Tiger Woods may have seen his swing 'click' earlier in the week, but it and his short game prowess were nowhere to be found in his first-round loss to Thomas Bjorn. I said it in my last column, Tiger needs to get his short game back. I'm sick hearing about the process with his new swing, get to the short- game range and find that touch. I am done picking him to win events until he wins again.

Phil Mickelson rolled to a 6 & 5 win in his first match, but was trounced by Ryder Cup teammate Rickie Fowler by the same score in round two. Count this as another blown chance to pass Woods in world rankings.

Television viewers got plenty of coverage, but with Woods, Mickelson, Dustin Johnson, Rory McIlroy, defending champ Ian Poulter and Lee Westwood gone by dinner time on Thursday, more than a few probably didn't tune back in to watch the final three days of action.

Dove Mountain may have played host to this championship for the final time. A frost delay on Wednesday, then snow and sleet on Sunday didn't help the Nicklaus-designed Ritz-Carlton Golf Club. There have been lots of rumors the event won't return to that venue next year.

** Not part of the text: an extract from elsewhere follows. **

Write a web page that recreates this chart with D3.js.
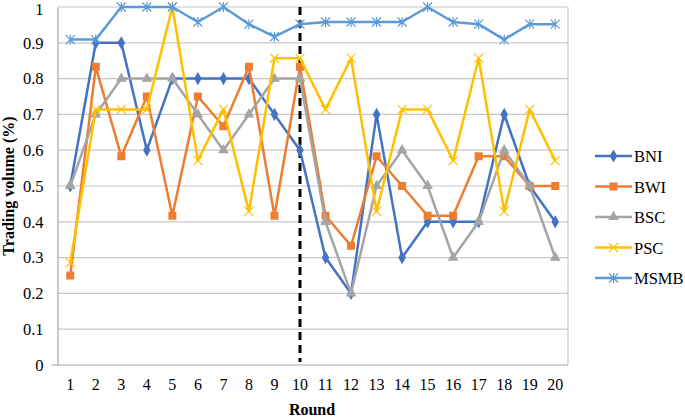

J.B. Holmes might be the friendliest guy on tour, but he really needs to play faster. The amount of time he took on the last two holes of his match against Bubba Watson was excruciating. I fully grasp that winning the match would have meant a spot in the field for the next WGC event at Doral and likely a spot in the field at the Masters, but I know people that could have played at least seven holes, carrying their own bag, in the time it took for him to play those two holes.

TOUGH LOSS FOR COMPTON

To describe Erik Compton's loss at the Nationwide Tour's season-opening Panama Championship as heart-breaking would be cruel.

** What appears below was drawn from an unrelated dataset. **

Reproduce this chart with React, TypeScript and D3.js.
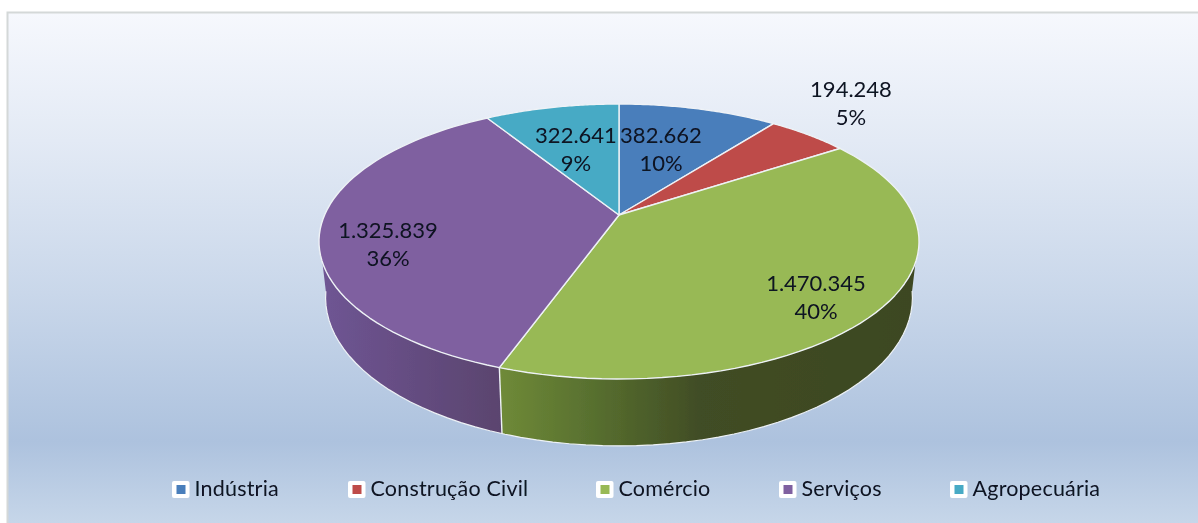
import React from "react";
import * as d3 from "d3";

const categories = ["Indústria", "Construção Civil", "Comércio", "Serviços", "Agropecuária"];
const values = [382662, 194248, 1470345, 1325839, 322641];
const valueLabels = ["382.662", "194.248", "1.470.345", "1.325.839", "322.641"];
const percentLabels = ["10%", "5%", "40%", "36%", "9%"];
const colors = ["#4a7ebb", "#be4b48", "#98b954", "#7f60a0", "#46aac5"];
const labelPos: [number, number][] = [[661, 135], [851, 89], [816, 283], [388, 230], [576, 135]];
const legendX = [175, 351, 599, 782, 953];

const W = 1198, H = 523;
const cx = 619, cy = 215, k = 0.1927, A = 132.4, B = 294.4, D = 54, inset = 0.978;

const project = (t: number): [number, number] => {
  const X = Math.sin(t), Y = Math.cos(t), w = 1 + k * Y;
  return [cx + (B * X) / w, cy - (A * Y) / w];
};
const projectLow = (t: number): [number, number] => {
  const [x, y] = project(t);
  return [cx + (x - cx) * inset, y + D / (1 + k * Math.cos(t))];
};
const samples = (a: number, b: number, f: (t: number) => [number, number]) =>
  d3.range(0, 61).map((i) => f(a + ((b - a) * i) / 60));
const line = d3.line();

const pie = d3.pie<number>().sort(null).startAngle(0).endAngle(2 * Math.PI);
const arcs = pie(values);

export default function App() {
  const greenA = 1.72;
  const greenB = arcs[2].endAngle;
  const purpleA = arcs[3].startAngle;
  const purpleB = 4.56;
  const wallPath = (a: number, b: number) =>
    line([...samples(a, b, project), ...samples(b, a, projectLow)]) + "Z";
  const rim = "#eef2f6";
  return (
    <div style={{ position: "fixed", left: 0, top: 0, width: W, height: H, background: "#fff" }}>
      <svg width={W} height={H} style={{ display: "block" }}>
        <defs>
          <linearGradient id="bg" x1="0" y1="0" x2="0" y2="1">
            <stop offset="0" stopColor="#f6f8fd" />
            <stop offset="0.25" stopColor="#e3eaf5" />
            <stop offset="0.55" stopColor="#c9d7ea" />
            <stop offset="0.84" stopColor="#adc2de" />
            <stop offset="1" stopColor="#c6d6e9" />
          </linearGradient>
          <linearGradient id="wallGreen" gradientUnits="userSpaceOnUse" x1="500" y1="0" x2="915" y2="0">
            <stop offset="0" stopColor="#6f8a38" />
            <stop offset="0.22" stopColor="#58702f" />
            <stop offset="0.48" stopColor="#414d25" />
            <stop offset="1" stopColor="#3c4720" />
          </linearGradient>
          <linearGradient id="wallPurple" gradientUnits="userSpaceOnUse" x1="320" y1="0" x2="503" y2="0">
            <stop offset="0" stopColor="#6f5594" />
            <stop offset="1" stopColor="#5a446e" />
          </linearGradient>
          <filter id="soft" x="-5%" y="-5%" width="110%" height="110%">
            <feGaussianBlur stdDeviation="0.45" />
          </filter>
        </defs>
        <rect x={8} y={13} width={1190} height={510} fill="url(#bg)" />
        <path d="M7.5,523V12.5H1198" fill="none" stroke="#d4d8d8" strokeWidth={2} />
        <g filter="url(#soft)">
          <path d={wallPath(greenA, greenB)} fill="url(#wallGreen)" />
          <path d={wallPath(purpleA, purpleB)} fill="url(#wallPurple)" />
          <path d={line(samples(greenA, purpleB, projectLow))!} fill="none" stroke={rim} strokeWidth={1.2} />
          <path d={line([project(greenB), projectLow(greenB)])!} fill="none" stroke={rim} strokeWidth={1.4} />
          {arcs.map((d, i) => (
            <path
              key={categories[i]}
              d={line([[cx, cy], ...samples(d.startAngle, d.endAngle, project)]) + "Z"}
              fill={colors[i]}
              stroke={rim}
              strokeWidth={1.4}
              strokeLinejoin="round"
            />
          ))}
        </g>
        <g filter="url(#soft)" fontFamily="Lato, Carlito, sans-serif" fontSize={22} fill="#0c1220" textAnchor="middle">
          {labelPos.map(([x, y], i) => (
            <g key={categories[i]}>
              <text x={x} y={y + 8}>{valueLabels[i]}</text>
              <text x={x} y={y + 36}>{percentLabels[i]}</text>
            </g>
          ))}
        </g>
        <g filter="url(#soft)" fontFamily="Lato, Carlito, sans-serif" fontSize={21.5} letterSpacing={0.2}>
          {categories.map((c, i) => (
            <g key={c}>
              <rect x={legendX[i] - 3} y={481} width={17.5} height={17} rx={2} fill="#fff" />
              <rect x={legendX[i] + 1.5} y={485} width={9} height={9} fill={colors[i]} />
              <text x={legendX[i] + 19.5} y={496} fill="#0c1220">{c}</text>
            </g>
          ))}
        </g>
      </svg>
    </div>
  );
}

The two-time heart transplant recipient did what all golfers would do, he went for the win. And it cost him dearly.

"I was trying to win the golf tournament on 18. I tried to hit a hard wedge and get it close," Compton said of his approach at the last.

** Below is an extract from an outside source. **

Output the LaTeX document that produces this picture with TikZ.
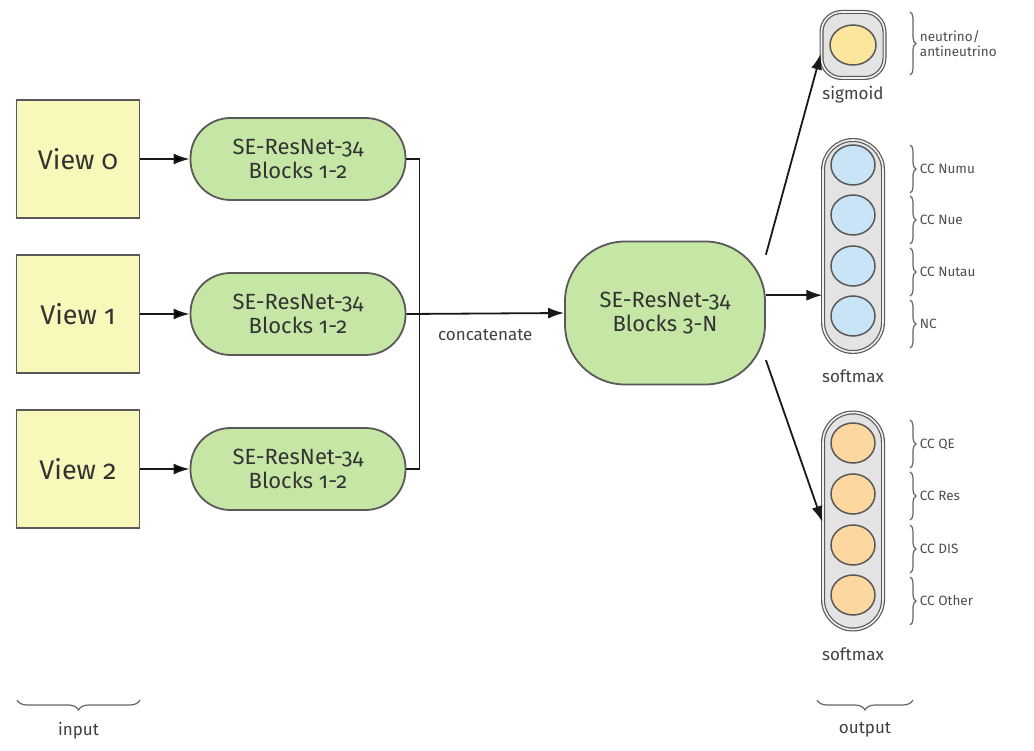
\documentclass[tikz,border=0pt]{standalone}
\usepackage{fontspec}
\setmainfont{Fira Sans}[Numbers=OldStyle]
\usetikzlibrary{arrows,arrows.meta,positioning,shapes.geometric,decorations.pathreplacing}
\definecolor{viewfill}{HTML}{F8F8BA}
\definecolor{blockfill}{HTML}{C6E6A6}
\definecolor{nufill}{HTML}{C8E4F6}
\definecolor{intfill}{HTML}{FCD7A0}
\definecolor{sigfill}{HTML}{FCE59C}
\tikzstyle{view}=[draw=black!65,fill=viewfill,line width=1.8pt,minimum width=123pt,minimum height=118pt,text=black!80,font=\fontsize{27}{29}\selectfont]
\tikzstyle{block}=[draw=black!65,fill=blockfill,line width=1.8pt,rounded corners=40pt,minimum width=215pt,minimum height=82pt,align=center,text=black!80,font=\fontsize{22}{24}\selectfont]
\tikzstyle{capsule}=[draw=black!65,line width=1.2pt,double=black!6,double distance=1.6pt,fill=black!11,rounded corners=30pt,minimum width=60pt]
\tikzstyle{dot}=[ellipse,draw=black!65,line width=1.5pt,minimum width=44pt,minimum height=40pt,inner sep=0pt]
\tikzstyle{lbl}=[text=black!75,font=\fontsize{17}{19}\selectfont]
\tikzstyle{cls}=[text=black!70,font=\fontsize{13.5}{15}\selectfont,align=left]
\tikzstyle{brc}=[draw=black!60,line width=1.2pt,decorate,decoration={brace,amplitude=6pt}]
\tikzstyle{link}=[draw=black!90,line width=1.8pt,>={Latex[length=16pt,width=11pt]}]

\begin{document}
\begin{tikzpicture}[x=1pt,y=-1pt,node distance=155pt]
  \useasboundingbox (0,0) rectangle (1034,751);

  % inputs
  \node[view] (v0) at (78,159) {View 0};
  \node[view] (v1) [below of=v0] {View 1};
  \node[view] (v2) [below of=v1] {View 2};

  \node[block] (b0) [right of=v0,node distance=220pt] {SE-ResNet-34\\Blocks 1-2};
  \node[block] (b1) [right of=v1,node distance=220pt] {SE-ResNet-34\\Blocks 1-2};
  \node[block] (b2) [right of=v2,node distance=220pt] {SE-ResNet-34\\Blocks 1-2};

  \node[block,minimum width=200pt,minimum height=143pt,rounded corners=60pt] (mid) at (665,313) {SE-ResNet-34\\Blocks 3-N};

  % outputs
  \node[capsule,minimum height=66pt,minimum width=63pt,rounded corners=20pt] (sig) at (853,45) {};
  \node[dot,fill=sigfill,minimum width=46pt] (s0) at (sig.center) {};
  \node[lbl] (siglbl) [below=4pt of sig] {sigmoid};

  \node[capsule,minimum height=212pt] (sm1) at (853,246) {};
  \node[dot,fill=nufill] (n0) at (853,165) {};
  \node[dot,fill=nufill] (n1) at (853,215) {};
  \node[dot,fill=nufill] (n2) at (853,266) {};
  \node[dot,fill=nufill] (n3) at (853,316) {};
  \node[lbl] (sm1lbl) [below=14pt of sm1] {softmax};

  \node[capsule,minimum height=217pt] (sm2) at (853,521) {};
  \node[dot,fill=intfill] (i0) at (853,443) {};
  \node[dot,fill=intfill] (i1) at (853,494) {};
  \node[dot,fill=intfill] (i2) at (853,545) {};
  \node[dot,fill=intfill] (i3) at (853,595) {};
  \node[lbl] (sm2lbl) [below=14pt of sm2] {softmax};

  % connectors
  \path[link,->] (v0) edge (b0)
    (v1) edge (b1)
    (v2) edge (b2);
  \draw[link] (b0.east) -- ++(13,0) |- (b2.east);
  \draw[link,->] (b1.east) -- node[lbl,below=12pt] {concatenate} (mid.west);
  \draw[link,->] (mid.30) -- (sig.195);
  \draw[link,->] (mid.10) -- (mid.10 -| sm1.west);
  \draw[link,->] (mid.-25) -- (sm2.182);

  % class braces
  \draw[brc] (910,12) -- (910,75) node[cls,midway,right=6pt] {neutrino/\\antineutrino};
  \draw[brc] (910,145) -- (910,193) node[cls,midway,right=6pt] {CC Numu};
  \draw[brc] (910,196) -- (910,244) node[cls,midway,right=6pt] {CC Nue};
  \draw[brc] (910,248) -- (910,296) node[cls,midway,right=6pt] {CC Nutau};
  \draw[brc] (910,300) -- (910,348) node[cls,midway,right=6pt] {NC};
  \draw[brc] (910,420) -- (910,468) node[cls,midway,right=6pt] {CC QE};
  \draw[brc] (910,472) -- (910,520) node[cls,midway,right=6pt] {CC Res};
  \draw[brc] (910,525) -- (910,573) node[cls,midway,right=6pt] {CC DIS};
  \draw[brc] (910,577) -- (910,625) node[cls,midway,right=6pt] {CC Other};

  \draw[brc,decoration={amplitude=10pt}] (140,700) -- (17,700) node[lbl,midway,below=18pt] {input};
  \draw[brc,decoration={amplitude=10pt}] (913,700) -- (817,700) node[lbl,midway,below=18pt] {output};
\end{tikzpicture}
\end{document}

He needed that approach to stay on the green so he would have a look at birdie and a chance to force a playoff. Unfortunately, the shot spun off the front of the green and he walked away with a double-bogey that left him three strokes behind winner Mathew Goggin.

After two heart transplants, and some long, hot days in Panama, Compton likely had run out of gas at that point.

There were weather delays each of the first three days of the tournament. That meant Compton had to squeeze 51 holes into the final two days of the event.

He played the final 15 holes of the second round Saturday morning, and did so at three-under par. He was even-par for the first 10 holes of his third round before play was called for the day late Saturday afternoon.

Compton completed the final 26 holes of the tourney on Sunday. He played the last eight holes of his third round at minus-four. Once the final round started, it was another story.

The 31-year-old failed to make a single birdie in the fourth round. The long final two days probably had a lot to do with this three-bogey, one double- bogey final round.

Despite the final-round struggle, he matched his third-best finish on the Nationwide Tour and picked up a nice check to boot. Here's hoping there are more big checks in his near future.

MINI-TIDBITS

- Karrie Webb claimed her 37th LPGA Tour win in Singapore on Sunday. Only one player, Annika Sorenstam, has won more while Webb has been on tour. The 36- year-old Australian is already in the Hall of Fame and has many more good years ahead of her. Fifty wins isn't out of the question.

- Camilo Villegas defends his title at The Honda Classic this week. His week leading up to that win was remarkable. Prior to last year's event, he was in his native Colombia to help kickoff the Nationwide Tour's inaugural Bogota Open, which is also being played this week. After a whirlwind two days getting that tournament up-and-running, Villegas returned to Florida in time to win by five strokes at PGA National.